28 January 2012

POTW2012 - Week 4 - Shadow

My intent for this week's theme dovetailed nicely with my intent to try stand developing for the first time.

Stand (or, in this case, semi-stand) development uses a very dilute developing solution, and very little agitation. It's used as a compensating development method to bring out shadow detail and increase apparent dynamic range. By letting the film sit undisturbed, the highlight areas develop quickly, but exhaust the developer touching them just as quickly. The shadow areas develop much more slowly, and can sit undisturbed for long periods of time without depleting the active developer. In this way, your highlights don't blow out, but you can still see details in the shadows. It's one part exposure, by exposing correctly for the shadows, one part developing, and three parts patience. Letting a roll of film sit in the tank for forty minutes, only agitating once at the beginning and once halfway through was a new one for me.

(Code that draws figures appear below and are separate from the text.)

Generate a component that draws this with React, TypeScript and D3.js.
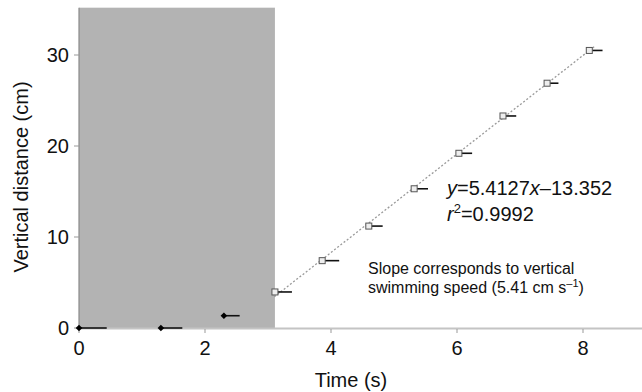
import React from "react";
import * as d3 from "d3";

const preTimes = [0, 1.3, 2.3];
const preDist = [0, 0, 1.35];
const preErr = [0.44, 0.34, 0.25];

const swimTimes = [3.11, 3.86, 4.6, 5.32, 6.03, 6.73, 7.43, 8.1];
const swimDist = [3.96, 7.4, 11.2, 15.3, 19.2, 23.3, 26.9, 30.5];
const swimErr = [0.27, 0.27, 0.22, 0.22, 0.21, 0.21, 0.18, 0.21];

const xTicks = [0, 2, 4, 6, 8];
const yTicks = [0, 10, 20, 30];
const shadeEnd = 3.11;
const fitSlope = 5.4127;
const fitIntercept = -13.352;
const fitRange = [3.1, 8.2];

export default function App() {
  const W = 642, H = 392;
  const x = d3.scaleLinear().domain([0, 8]).range([79, 583]);
  const y = d3.scaleLinear().domain([0, 30]).range([328, 55]);
  const font = "'Liberation Sans', Arial, Helvetica, sans-serif";
  const fitLine = d3.line<number>().x((t) => x(t)).y((t) => y(fitSlope * t + fitIntercept));
  const diamond = d3.symbol().type(d3.symbolSquare).size(22)();
  return (
    <svg width={W} height={H} style={{ position: "absolute", left: 0, top: 0, background: "#fff" }} fontFamily={font}>
      {/* shaded region */}
      <rect x={x(0)} y={y(35.2)} width={x(shadeEnd) - x(0)} height={y(0) - y(35.2)} fill="#b3b3b3" />
      {/* axes */}
      <line x1={x(0)} x2={W} y1={y(0) + 0.5} y2={y(0) + 0.5} stroke="#c4c4c4" strokeWidth={2} />
      <line x1={x(0)} x2={x(0)} y1={y(35.2)} y2={y(0) + 1} stroke="#8a8a8a" strokeWidth={1.2} />
      {xTicks.map((t) => (
        <g key={"xt" + t}>
          <line x1={x(t)} x2={x(t)} y1={y(0) + 1} y2={y(0) + 5} stroke="#999" strokeWidth={1} />
          <text x={x(t)} y={355} fontSize={20} textAnchor="middle" fill="#111">{t}</text>
        </g>
      ))}
      {yTicks.map((t) => (
        <g key={"yt" + t}>
          <line x1={x(0) - 5} x2={x(0)} y1={y(t)} y2={y(t)} stroke="#999" strokeWidth={1} />
          <text x={69} y={y(t)} dy="0.35em" fontSize={20} textAnchor="end" fill="#111">{t}</text>
        </g>
      ))}
      <text x={351} y={387} fontSize={20} textAnchor="middle" fill="#111">Time (s)</text>
      <text transform={`translate(28,177) rotate(-90)`} fontSize={20} textAnchor="middle" fill="#111">Vertical distance (cm)</text>
      {/* fit line */}
      <path d={fitLine(fitRange) || ""} fill="none" stroke="#999" strokeWidth={1.3} strokeDasharray="2,2" />
      {/* pre-swim points */}
      {preTimes.map((t, i) => (
        <g key={"p" + i}>
          <line x1={x(t)} x2={x(t + preErr[i])} y1={y(preDist[i])} y2={y(preDist[i])} stroke="#111" strokeWidth={1.6} />
          <path d={diamond || ""} transform={`translate(${x(t)},${y(preDist[i])}) rotate(45)`} fill="#000" />
        </g>
      ))}
      {/* swim points */}
      {swimTimes.map((t, i) => (
        <g key={"s" + i}>
          <line x1={x(t)} x2={x(t + swimErr[i])} y1={y(swimDist[i])} y2={y(swimDist[i])} stroke="#111" strokeWidth={1.6} />
          <rect x={x(t) - 3} y={y(swimDist[i]) - 3} width={6} height={6} fill="#eee" stroke="#555" strokeWidth={1} />
        </g>
      ))}
      {/* annotations */}
      <text x={447} y={195} fontSize={20} fill="#111">
        <tspan fontStyle="italic">y</tspan>=5.4127<tspan fontStyle="italic">x</tspan>–13.352
      </text>
      <text x={447} y={221} fontSize={20} fill="#111">
        <tspan fontStyle="italic">r</tspan><tspan fontSize={13} dy={-8}>2</tspan><tspan dy={8}>=0.9992</tspan>
      </text>
      <text x={368} y={274} fontSize={16} fill="#111">Slope corresponds to vertical</text>
      <text x={368} y={293} fontSize={16} fill="#111">
        swimming speed (5.41 cm s<tspan fontSize={11} dy={-6}>–1</tspan><tspan dy={6}>)</tspan>
      </text>
    </svg>
  );
}
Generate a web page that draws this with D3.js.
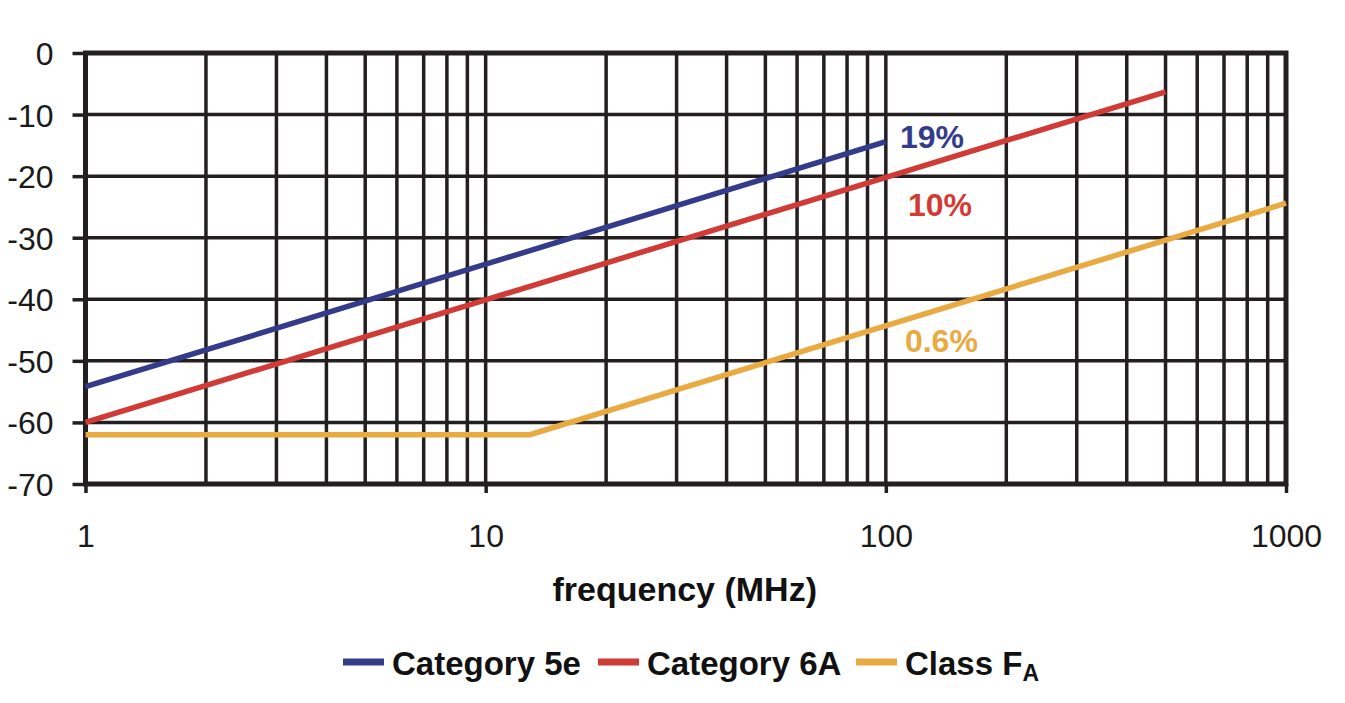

I will point out that I don't think I was completely successful - the highlight areas in image below are, obviously, not blown out, as there's quite a bit of detail in the light fixture. The shadowed areas, frankly, could be a bit darker. I did 'shop some color back into the image. It needed something, and the clearest picture I had in my head of this composition was the red "< EXIT" on the sign.

IMG_0021_edited-1

So, no setup here, film and all, but, this is my "recipe" if you will:

Exposed to put the shadows in Zone III (I metered on the ducts, to the bottom-left of the sign)
Developed in 600ml 68-degree water plus 6ml of HC-110.
One minute agitation, sit for 20 minutes, 15 seconds of agitation, sit for another 20 minutes.
2 minutes in the stop, constant agitation.
5 minutes in Kodak fixer, agitate for first 90 seconds, then 5 inversions every minute thereafter.
5 minutes in Hypo.
5 minute rinse, Photo-flo, 5 more minutes of rinsing


I wish I would have had my 60D with me, to get a comparison shot on digital. I'm fairly confident saying that if I had made the same shot, at the same settings, you would have seen the shadows, but the light fixture and surrounding ductwork would have been clipped.